In the middle of a slow morning one year ago, I got a call from my best friend’s wife. My friend had had a massive heart attack. He didn’t make it. I couldn’t tell you what the weather was like that day. I couldn’t tell you if it was sunny or gray. I can remember the shock. I can remember wanting it to not be true. I spent the day wandering from room to room in my apartment – dancing with grief and fond memories. I spent my day searching what few words I could find to encapsulate the bigness of my friend and the richness of our friendship.
I’ve thought about my friend often in the year since he passed. I’ve gone to concerts and wanted to text him about the show. I been reminded of him by songs and funny stories. Every time I’ve felt a tightness in my chest or some form of heartburn or the quickness of my heart as sometimes happens, I’ve wondered, “is this how he went?” I think about that, the physicality and logistics of it, more than I expected to. I’ve thought about his family and how horribly unfair this is, how losing him wasn’t part of the plan – at least not their plan.
I’ve had to go back and check the date to make sure I have it right – mostly because the condolences came in waves. I’ve thought about the importance of dates – the things we honor, the things we keep. Over the course of a lifetime, they add up. They become a calendar unto themself – grief and celebration.
In a small nook carved out in a wall in my apartment, a space that held a telephone when telephones were part of the architecture of how we lived, I have a small collection of rocks and seashells, and in the middle of that gathering sits a smooth gray river stone painted with a yellow sun and my friends initials, TM. His kids had painted rocks for family and friends to take after the funeral.
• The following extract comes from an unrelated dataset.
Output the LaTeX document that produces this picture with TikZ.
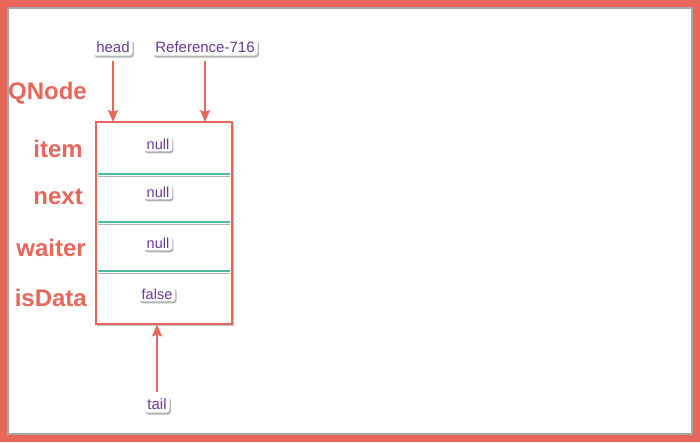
\documentclass[tikz,border=0pt]{standalone}
\usepackage{fontspec}
\setmainfont{Liberation Sans}
\usetikzlibrary{arrows.meta,shadows}
\definecolor{qred}{HTML}{E8665A}
\definecolor{qpurple}{HTML}{6A3A96}
\definecolor{qteal}{HTML}{4DB8A2}
\tikzset{
  fieldlbl/.style={text=qred,font=\fontsize{24}{26}\selectfont\bfseries,anchor=east,inner sep=1pt},
  tag/.style={text=qpurple,font=\fontsize{15}{17}\selectfont,fill=white,rounded corners=3pt,inner xsep=3pt,inner ysep=3pt,drop shadow={shadow xshift=1.2pt,shadow yshift=-2pt,opacity=0.6}},
  val/.style={tag,font=\fontsize{14.5}{16}\selectfont,inner ysep=2pt},
  ptr/.style={draw=qred,line width=1.4pt,-{Stealth[length=12pt,width=10pt,inset=2pt]}},
  sep/.style={draw=qteal,line width=1.6pt},
  sepsh/.style={draw=black!30,line width=1.2pt}
}
\begin{document}
\begin{tikzpicture}[x=1pt,y=-1pt]
\useasboundingbox (0,0) rectangle (700,442);
% outer frame
\draw[black!35,line width=2pt] (8,8) rectangle (692,434);
\draw[qred,line width=7pt] (3.5,3.5) rectangle (696.5,438.5);
% node box
\draw[black!25,line width=1.5pt] (97.5,123.5) rectangle (233.5,325.5);
\node[draw=qred,line width=1.4pt,fill=white,minimum width=136pt,minimum height=202pt,inner sep=0pt] (box) at (164,223) {};
% separators
\foreach \yy in {174,222,271}{
  \draw[sepsh] (98,\yy+2.2) -- (230,\yy+2.2);
  \draw[sep] (98,\yy) -- (230,\yy);
}
% labels
\node[fieldlbl] (qnode) at (88,93) {QNode};
\node[fieldlbl] (item) at (84,149) {item};
\node[fieldlbl] (next) at (84,197) {next};
\node[fieldlbl] (waiter) at (87,248) {waiter};
\node[fieldlbl] (isdata) at (88,298) {isData};
% values
\node[val] (v1) at (158,144) {null};
\node[val] (v2) at (158,192) {null};
\node[val] (v3) at (158,243) {null};
\node[val] (v4) at (157,294) {false};
% pointers
\node[tag] (head) at (113,47) {head};
\node[tag] (ref) at (205,47) {Reference-716};
\node[tag] (tail) at (157,404) {tail};
\coordinate (ht) at (113,122);
\coordinate (rt) at (205,122);
\coordinate (tt) at (157,324.5);
\draw[ptr] (head.south |- 0,61) -- (ht);
\draw[ptr] (ref.south |- 0,61) -- (rt);
\draw[ptr] (tail.north |- 0,392) -- (tt);
\end{tikzpicture}
\end{document}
There is, today, a sense of shame or embarrassment over how routine it all feels – how it’s been subsumed by the larger me. It’s as if I want bigger thoughts and better words to meet the moment – or maybe I expected this anniversary to be more emotionally charged, more crushing. But I think when people are with you, in your mind and heart, on a semi-regular basis, the anniversaries are just days, in a long list of days, when you think of them with more intention and gratitude.
A year ago today I got a call telling me my best friend had died. A year ago today.